Nasirabad Division () is an administrative division of Balochistan Province, Pakistan. It is the only Irrigation & Agricultural Division of Balochistan, The division connects Balochistan with Sindh. Nasirabad division created by bifurcation of Sibi division in 1987. Its Divisional headquarters are at Dera Murad Jamali.

Thus division facing many issues including road problems, water irrigation, lacks basic facilities for public, lack of public university and many more issues.

As per the 2017 Census of Pakistan, the division has a population of about 1,661,077.
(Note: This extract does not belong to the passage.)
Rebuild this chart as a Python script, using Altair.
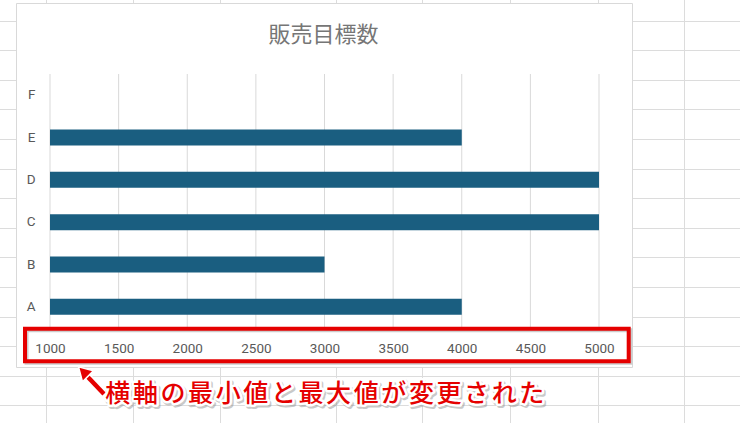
import math
import altair as alt
import pandas as pd

# ---------------- data ----------------
categories = ["A", "B", "C", "D", "E", "F"]
values = [4000, 3000, 5000, 5000, 4000, None]
x_ticks = [1000, 1500, 2000, 2500, 3000, 3500, 4000, 4500, 5000]
x_min, x_max = 1000, 5000
title_text = "販売目標数"
note_text = "横軸の最小値と最大値が変更された"

# ---------------- layout (pixels, absolute in the 740x423 page) ----------------
W, H = 740, 423
OX, OY = 50, 74          # plot origin
PW, PH = 549, 254        # plot size
EXCEL_COLS = [46.5, 133.5, 220.5, 336.5, 422.5, 510.5, 598.5, 684.5]
ROW0, ROWH, NROWS = 21, 29.6, 14
BOX = (16.5, 3.5, 632.5, 367.5)
RED_BOX = (25, 328.7, 628.7, 361.3)
RED = "#e50000"
GRAY_TXT = "#595959"


def rx(x):
    return x - OX


def ry(y):
    return y - OY


dummy = pd.DataFrame({"d": [0]})

# Excel sheet grid lines (decoration)
lines = []
for cx in EXCEL_COLS:
    lines.append({"x1": rx(cx), "x2": rx(cx), "y1": ry(0), "y2": ry(H)})
for k in range(NROWS):
    yy = math.floor(ROW0 + ROWH * k) + 0.5
    lines.append({"x1": rx(0), "x2": rx(W), "y1": ry(yy), "y2": ry(yy)})
lines_df = pd.DataFrame(lines)

excel_grid = alt.Chart(lines_df).mark_rule(color="#dcdcdc", strokeWidth=1).encode(
    x=alt.X("x1:Q", scale=None),
    x2="x2:Q",
    y=alt.Y("y1:Q", scale=None),
    y2="y2:Q",
)

chart_box = alt.Chart(dummy).mark_rect(fill="white", stroke="#d9d9d9", strokeWidth=1).encode(
    x=alt.value(rx(BOX[0])), x2=alt.value(rx(BOX[2])),
    y=alt.value(ry(BOX[1])), y2=alt.value(ry(BOX[3])),
)

# ---------------- main chart ----------------
bars_df = pd.DataFrame({"cat": categories, "v": values})
ticks_df = pd.DataFrame({"t": x_ticks})

x_scale = alt.Scale(domain=[x_min, x_max], nice=False, zero=False)

grid = alt.Chart(ticks_df).mark_rule(color="#d9d9d9", strokeWidth=1).encode(
    x=alt.X("t:Q", scale=x_scale),
    y=alt.value(0),
    y2=alt.value(PH),
)

bars = alt.Chart(bars_df).mark_bar(color="#1a5e80", size=16).encode(
    x=alt.X(
        "v:Q",
        scale=x_scale,
        axis=alt.Axis(
            values=x_ticks, format="d", grid=False, domain=False, ticks=False, tickSize=0,
            labelPadding=20, labelBaseline="middle", labelFontSize=13.5,
            labelColor=GRAY_TXT, labelFont="Roboto", labelFlush=False,
            labelOverlap=False, zindex=1, title="",
        ),
    ),
    x2=alt.datum(x_min),
    y=alt.Y(
        "cat:N",
        scale=alt.Scale(domain=list(reversed(categories)), paddingInner=0, paddingOuter=0),
        axis=alt.Axis(
            domain=False, ticks=False, tickSize=0, labelPadding=15,
            labelFontSize=13.5, labelColor=GRAY_TXT, labelFont="Roboto",
            zindex=1, title="",
        ),
    ),
)

title = alt.Chart(dummy).mark_text(
    text=title_text, font="Noto Sans CJK JP", fontSize=22, color="#767676",
    align="center", baseline="middle",
).encode(x=alt.value(rx(323.5)), y=alt.value(ry(35)))

# ---------------- annotation ----------------
red_shadow = alt.Chart(dummy).mark_rect(filled=False, stroke="#9a9a9a", strokeWidth=4, opacity=0.5).encode(
    x=alt.value(rx(RED_BOX[0] + 1.5)), x2=alt.value(rx(RED_BOX[2] + 1.5)),
    y=alt.value(ry(RED_BOX[1] + 1.5)), y2=alt.value(ry(RED_BOX[3] + 1.5)),
)
red_rect = alt.Chart(dummy).mark_rect(filled=False, stroke=RED, strokeWidth=4).encode(
    x=alt.value(rx(RED_BOX[0])), x2=alt.value(rx(RED_BOX[2])),
    y=alt.value(ry(RED_BOX[1])), y2=alt.value(ry(RED_BOX[3])),
)

arrow_under = alt.Chart(dummy).mark_rule(stroke="white", strokeWidth=7.5, strokeCap="round").encode(
    x=alt.value(rx(104)), y=alt.value(ry(394)), x2=alt.value(rx(85)), y2=alt.value(ry(374)),
)
arrow_shaft = alt.Chart(dummy).mark_rule(stroke=RED, strokeWidth=4.5).encode(
    x=alt.value(rx(104)), y=alt.value(ry(394)), x2=alt.value(rx(85)), y2=alt.value(ry(374)),
)
arrow_head = alt.Chart(dummy).mark_point(
    shape="triangle-up", size=240, angle=315, filled=True, fill=RED,
    stroke="white", strokeWidth=1.5, opacity=1,
).encode(x=alt.value(rx(83.2)), y=alt.value(ry(371.5)))

CH_X0, CH_STEP, CH_Y = 104, 27.6, 394
chars_df = pd.DataFrame({"ch": list(note_text)})
chars_df["px"] = [rx(CH_X0 + CH_STEP * (i + 0.5)) for i in range(len(chars_df))]
chars_df["py"] = ry(CH_Y)


def note_layer(dx, dy, **kw):
    return alt.Chart(chars_df).mark_text(
        font="Noto Sans CJK JP", fontSize=25, fontWeight=500,
        align="center", baseline="middle", dx=dx, dy=dy, **kw,
    ).encode(
        x=alt.X("px:Q", scale=None),
        y=alt.Y("py:Q", scale=None),
        text="ch:N",
    )


note_shadow = note_layer(1.5, 2, fill="#8a8a8a", stroke="#8a8a8a", strokeWidth=5, opacity=0.45, strokeJoin="round")
note_outline = note_layer(0, 0, fill="white", stroke="white", strokeWidth=5, strokeJoin="round")
note_fill = note_layer(0, 0, fill=RED)

chart = alt.layer(
    excel_grid, chart_box, grid, bars, title,
    red_shadow, red_rect,
    arrow_under, arrow_shaft, arrow_head,
    note_shadow, note_outline, note_fill,
).properties(
    width=PW, height=PH,
    padding={"left": OX, "top": OY, "right": W - OX - PW, "bottom": H - OY - PH},
    autosize=alt.AutoSizeParams(type="none"),
    background="white",
).configure_view(strokeWidth=0)

chart.save("out.html", embed_options={"renderer": "svg", "actions": False})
Cities of Naseerabad Division:

 Usta Muhammad
 Dera Murad Jamali (Tipull)
 Dera Allah Yar (Jhatpat)
 Gandawah
 Sohbatpur
 Dhadhar
 Gandakha
 Bakhtiarabad (Bellpat)
 Kolpur
 Machh, Bolan

Districts 
Naseerabad Division contains following Districts:

 Kachhi District
 Jaffarabad District
 Jhal Magsi District
 Nasirabad District
 Sohbatpur District
 Usta Muhammad District

Demographics 
According to 2017 census, Nasirabad division had a population of 1,661,077, which includes 858,420 males and 802,584 females. 
Nasirabad division constitutes  1,643,567 Muslims, 15,016 Hindus, 671 Christians followed by 849 scheduled castes and 974 others.